Task to complete: Repeat, exactly and completely, the material that follows. Omit the pictures.

◆ ◆ ◆ ◆

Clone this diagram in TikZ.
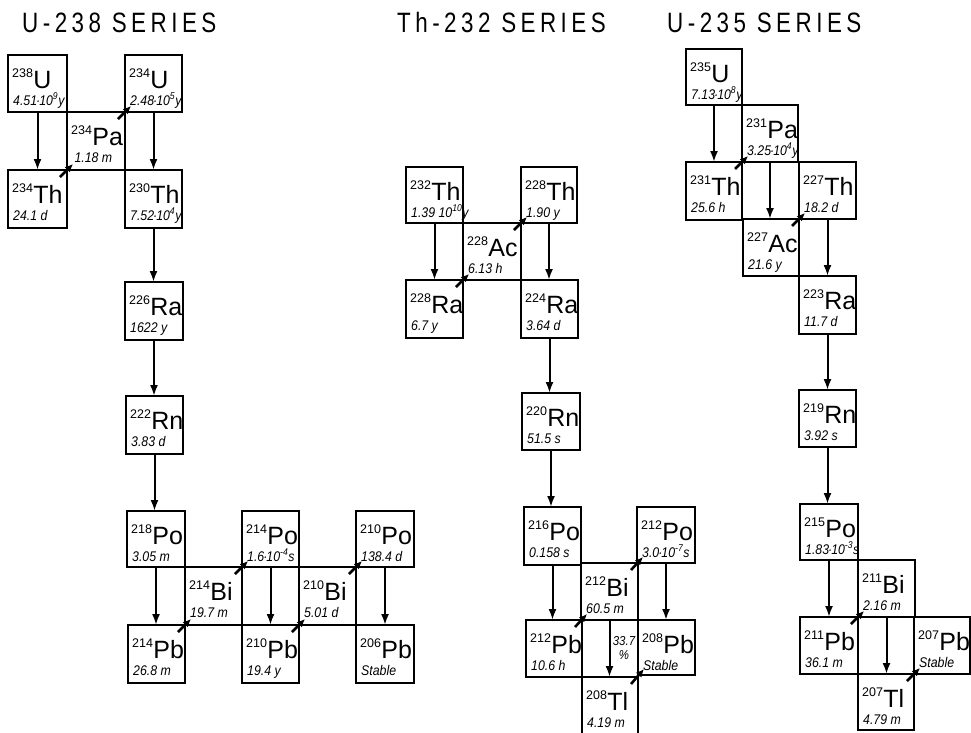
\documentclass[tikz,border=0pt]{standalone}
\usepackage{fontspec}
\setmainfont{Liberation Sans}
\newfontfamily\titlefont[LetterSpace=16,FakeStretch=0.8]{Liberation Sans}
\newfontfamily\hlfont[FakeStretch=0.88]{Liberation Sans}
\usetikzlibrary{arrows.meta,calc}
\newcommand\masssize{\fontsize{12.5}{12.5}\selectfont}
\newcommand\symsize{\fontsize{25}{25}\selectfont}
\newcommand\hlsize{\hlfont\fontsize{14}{14}\selectfont\itshape}
\newcommand\ex[1]{\smash{\textsuperscript{#1}}}
\newcommand\dt{\kern-1pt·\kern-1pt}
\newcommand\nucl[8]{%
  \node[nucbox, minimum width={#4-#2}, minimum height={#5-#3}] (#1) at ({(#2+#4)/2},{(#3+#5)/2}) {};
  \node[anchor=base west, inner sep=0] (#1-sym) at ([shift={(4,33)}]#1.north west) {\raisebox{0pt}[\height][0pt]{\raisebox{11pt}{\masssize #6}\kern0.3pt\symsize #7}};
  \node[anchor=base west, inner sep=0] (#1-hl) at ([shift={(5,50)}]#1.north west) {\hlsize #8};
}
\tikzset{
  nucbox/.style={draw, line width=1.6pt, inner sep=0, outer sep=0},
  alphaarrow/.style={line width=2pt, -{Latex[length=11pt,width=8pt]}},
  betaarrow/.style={line width=2.6pt, -{Latex[length=8pt,width=7.5pt]}},
  serieslabel/.style={anchor=base west, inner sep=0, font=\titlefont\fontsize{28}{28}\selectfont},
  pctlabel/.style={align=center, inner sep=0, font=\hlfont\fontsize{13}{13.5}\selectfont\itshape}
}
\begin{document}
\begin{tikzpicture}[x=1pt,y=-1pt]
\useasboundingbox (0,0) rectangle (971,732);
\node[serieslabel] (t238) at (22,32) {U-238 SERIES};
\node[serieslabel] (t232) at (397,32) {Th-232 SERIES};
\node[serieslabel] (t235) at (667,32) {U-235 SERIES};

% U-238 series
\nucl{u238}{8}{55}{67}{112}{238}{U}{4.51\dt10\ex{9}y}
\nucl{u234}{125}{55}{182}{112}{234}{U}{2.48\dt10\ex{5}y}
\nucl{pa234}{67}{112}{125}{170}{234}{Pa}{\,1.18 m}
\nucl{th234}{8}{170}{67}{228}{234}{Th}{24.1 d}
\nucl{th230}{125}{170}{182}{228}{230}{Th}{7.52\dt10\ex{4}y}
\nucl{ra226}{125}{282}{183}{340}{226}{Ra}{1622 y}
\nucl{rn222}{126}{396}{183}{454}{222}{Rn}{3.83 d}
\nucl{po218}{127}{511}{185}{567}{218}{Po}{3.05 m}
\nucl{bi214}{185}{567}{242}{625}{214}{Bi}{19.7 m}
\nucl{po214}{242}{511}{299}{567}{214}{Po}{1.6\dt10\ex{-4}s}
\nucl{bi210}{299}{567}{356}{625}{210}{Bi}{5.01 d}
\nucl{po210}{356}{511}{414}{567}{210}{Po}{138.4 d}
\nucl{pb214}{128}{625}{185}{683}{214}{Pb}{26.8 m}
\nucl{pb210}{242}{625}{299}{683}{210}{Pb}{19.4 y}
\nucl{pb206}{356}{625}{414}{683}{206}{Pb}{Stable}

% Th-232 series
\nucl{th232}{406}{167}{463}{223}{232}{Th}{1.39 10\ex{10}y}
\nucl{th228}{521}{167}{577}{223}{228}{Th}{1.90 y}
\nucl{ac228}{463}{223}{521}{280}{228}{Ac}{6.13 h}
\nucl{ra228}{406}{280}{463}{338}{228}{Ra}{6.7 y}
\nucl{ra224}{521}{280}{578}{338}{224}{Ra}{3.64 d}
\nucl{rn220}{522}{393}{580}{450}{220}{Rn}{51.5 s}
\nucl{po216}{524}{507}{581}{565}{216}{Po}{0.158 s}
\nucl{po212}{637}{507}{695}{563}{212}{Po}{3.0\dt10\ex{-7}s}
\nucl{bi212}{581}{563}{638}{620}{212}{Bi}{60.5 m}
\nucl{pb212}{526}{620}{582}{677}{212}{Pb}{10.6 h}
\nucl{pb208}{638}{620}{695}{675}{208}{Pb}{Stable}
\nucl{tl208}{582}{677}{638}{745}{208}{Tl}{4.19 m}

% U-235 series
\nucl{u235}{686}{49}{742}{105}{235}{U}{7.13\dt10\ex{8}y}
\nucl{pa231}{742}{105}{798}{162}{231}{Pa}{3.25\dt10\ex{4}y}
\nucl{th231}{686}{162}{742}{220}{231}{Th}{25.6 h}
\nucl{th227}{799}{162}{856}{219}{227}{Th}{18.2 d}
\nucl{ac227}{743}{219}{799}{276}{227}{Ac}{21.6 y}
\nucl{ra223}{799}{276}{856}{334}{223}{Ra}{11.7 d}
\nucl{rn219}{799}{390}{856}{447}{219}{Rn}{3.92 s}
\nucl{po215}{800}{504}{858}{560}{215}{Po}{1.83\dt10\ex{-3}s}
\nucl{bi211}{858}{560}{915}{617}{211}{Bi}{2.16 m}
\nucl{pb211}{800}{617}{858}{674}{211}{Pb}{36.1 m}
\nucl{pb207}{914}{617}{970}{674}{207}{Pb}{Stable}
\nucl{tl207}{858}{674}{914}{730}{207}{Tl}{4.79 m}

% alpha decays
\foreach \a/\b in {u238/th234,u234/th230,th230/ra226,ra226/rn222,rn222/po218,po218/pb214,po214/pb210,po210/pb206,
  th232/ra228,th228/ra224,ra224/rn220,rn220/po216,po216/pb212,po212/pb208,bi212/tl208,
  u235/th231,pa231/ac227,th227/ra223,ra223/rn219,rn219/po215,po215/pb211,bi211/tl207}
  \draw[alphaarrow] (\a.south) -- (\a.south |- \b.north);

% beta decays
\foreach \a/\b in {th234/pa234,pa234/u234,pb214/bi214,bi214/po214,pb210/bi210,bi210/po210,
  ra228/ac228,ac228/th228,pb212/bi212,bi212/po212,tl208/pb208,
  th231/pa231,ac227/th227,pb211/bi211,tl207/pb207}
  \draw[betaarrow] ([shift={(-7,7)}]\a.north east) -- ([shift={(6,-6)}]\b.south west);

\node[pctlabel] (pct) at (624,648) {33.7\\\%};
\end{tikzpicture}
\end{document}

◆ ◆ ◆ ◆

Solution for this problem:
Clone this diagram in TikZ.
\documentclass[tikz,border=0pt]{standalone}
\usepackage{fontspec}
\setmainfont{Liberation Sans}
\newfontfamily\titlefont[LetterSpace=16,FakeStretch=0.8]{Liberation Sans}
\newfontfamily\hlfont[FakeStretch=0.88]{Liberation Sans}
\usetikzlibrary{arrows.meta,calc}
\newcommand\masssize{\fontsize{12.5}{12.5}\selectfont}
\newcommand\symsize{\fontsize{25}{25}\selectfont}
\newcommand\hlsize{\hlfont\fontsize{14}{14}\selectfont\itshape}
\newcommand\ex[1]{\smash{\textsuperscript{#1}}}
\newcommand\dt{\kern-1pt·\kern-1pt}
\newcommand\nucl[8]{%
  \node[nucbox, minimum width={#4-#2}, minimum height={#5-#3}] (#1) at ({(#2+#4)/2},{(#3+#5)/2}) {};
  \node[anchor=base west, inner sep=0] (#1-sym) at ([shift={(4,33)}]#1.north west) {\raisebox{0pt}[\height][0pt]{\raisebox{11pt}{\masssize #6}\kern0.3pt\symsize #7}};
  \node[anchor=base west, inner sep=0] (#1-hl) at ([shift={(5,50)}]#1.north west) {\hlsize #8};
}
\tikzset{
  nucbox/.style={draw, line width=1.6pt, inner sep=0, outer sep=0},
  alphaarrow/.style={line width=2pt, -{Latex[length=11pt,width=8pt]}},
  betaarrow/.style={line width=2.6pt, -{Latex[length=8pt,width=7.5pt]}},
  serieslabel/.style={anchor=base west, inner sep=0, font=\titlefont\fontsize{28}{28}\selectfont},
  pctlabel/.style={align=center, inner sep=0, font=\hlfont\fontsize{13}{13.5}\selectfont\itshape}
}
\begin{document}
\begin{tikzpicture}[x=1pt,y=-1pt]
\useasboundingbox (0,0) rectangle (971,732);
\node[serieslabel] (t238) at (22,32) {U-238 SERIES};
\node[serieslabel] (t232) at (397,32) {Th-232 SERIES};
\node[serieslabel] (t235) at (667,32) {U-235 SERIES};

% U-238 series
\nucl{u238}{8}{55}{67}{112}{238}{U}{4.51\dt10\ex{9}y}
\nucl{u234}{125}{55}{182}{112}{234}{U}{2.48\dt10\ex{5}y}
\nucl{pa234}{67}{112}{125}{170}{234}{Pa}{\,1.18 m}
\nucl{th234}{8}{170}{67}{228}{234}{Th}{24.1 d}
\nucl{th230}{125}{170}{182}{228}{230}{Th}{7.52\dt10\ex{4}y}
\nucl{ra226}{125}{282}{183}{340}{226}{Ra}{1622 y}
\nucl{rn222}{126}{396}{183}{454}{222}{Rn}{3.83 d}
\nucl{po218}{127}{511}{185}{567}{218}{Po}{3.05 m}
\nucl{bi214}{185}{567}{242}{625}{214}{Bi}{19.7 m}
\nucl{po214}{242}{511}{299}{567}{214}{Po}{1.6\dt10\ex{-4}s}
\nucl{bi210}{299}{567}{356}{625}{210}{Bi}{5.01 d}
\nucl{po210}{356}{511}{414}{567}{210}{Po}{138.4 d}
\nucl{pb214}{128}{625}{185}{683}{214}{Pb}{26.8 m}
\nucl{pb210}{242}{625}{299}{683}{210}{Pb}{19.4 y}
\nucl{pb206}{356}{625}{414}{683}{206}{Pb}{Stable}

% Th-232 series
\nucl{th232}{406}{167}{463}{223}{232}{Th}{1.39 10\ex{10}y}
\nucl{th228}{521}{167}{577}{223}{228}{Th}{1.90 y}
\nucl{ac228}{463}{223}{521}{280}{228}{Ac}{6.13 h}
\nucl{ra228}{406}{280}{463}{338}{228}{Ra}{6.7 y}
\nucl{ra224}{521}{280}{578}{338}{224}{Ra}{3.64 d}
\nucl{rn220}{522}{393}{580}{450}{220}{Rn}{51.5 s}
\nucl{po216}{524}{507}{581}{565}{216}{Po}{0.158 s}
\nucl{po212}{637}{507}{695}{563}{212}{Po}{3.0\dt10\ex{-7}s}
\nucl{bi212}{581}{563}{638}{620}{212}{Bi}{60.5 m}
\nucl{pb212}{526}{620}{582}{677}{212}{Pb}{10.6 h}
\nucl{pb208}{638}{620}{695}{675}{208}{Pb}{Stable}
\nucl{tl208}{582}{677}{638}{745}{208}{Tl}{4.19 m}

% U-235 series
\nucl{u235}{686}{49}{742}{105}{235}{U}{7.13\dt10\ex{8}y}
\nucl{pa231}{742}{105}{798}{162}{231}{Pa}{3.25\dt10\ex{4}y}
\nucl{th231}{686}{162}{742}{220}{231}{Th}{25.6 h}
\nucl{th227}{799}{162}{856}{219}{227}{Th}{18.2 d}
\nucl{ac227}{743}{219}{799}{276}{227}{Ac}{21.6 y}
\nucl{ra223}{799}{276}{856}{334}{223}{Ra}{11.7 d}
\nucl{rn219}{799}{390}{856}{447}{219}{Rn}{3.92 s}
\nucl{po215}{800}{504}{858}{560}{215}{Po}{1.83\dt10\ex{-3}s}
\nucl{bi211}{858}{560}{915}{617}{211}{Bi}{2.16 m}
\nucl{pb211}{800}{617}{858}{674}{211}{Pb}{36.1 m}
\nucl{pb207}{914}{617}{970}{674}{207}{Pb}{Stable}
\nucl{tl207}{858}{674}{914}{730}{207}{Tl}{4.79 m}

% alpha decays
\foreach \a/\b in {u238/th234,u234/th230,th230/ra226,ra226/rn222,rn222/po218,po218/pb214,po214/pb210,po210/pb206,
  th232/ra228,th228/ra224,ra224/rn220,rn220/po216,po216/pb212,po212/pb208,bi212/tl208,
  u235/th231,pa231/ac227,th227/ra223,ra223/rn219,rn219/po215,po215/pb211,bi211/tl207}
  \draw[alphaarrow] (\a.south) -- (\a.south |- \b.north);

% beta decays
\foreach \a/\b in {th234/pa234,pa234/u234,pb214/bi214,bi214/po214,pb210/bi210,bi210/po210,
  ra228/ac228,ac228/th228,pb212/bi212,bi212/po212,tl208/pb208,
  th231/pa231,ac227/th227,pb211/bi211,tl207/pb207}
  \draw[betaarrow] ([shift={(-7,7)}]\a.north east) -- ([shift={(6,-6)}]\b.south west);

\node[pctlabel] (pct) at (624,648) {33.7\\\%};
\end{tikzpicture}
\end{document}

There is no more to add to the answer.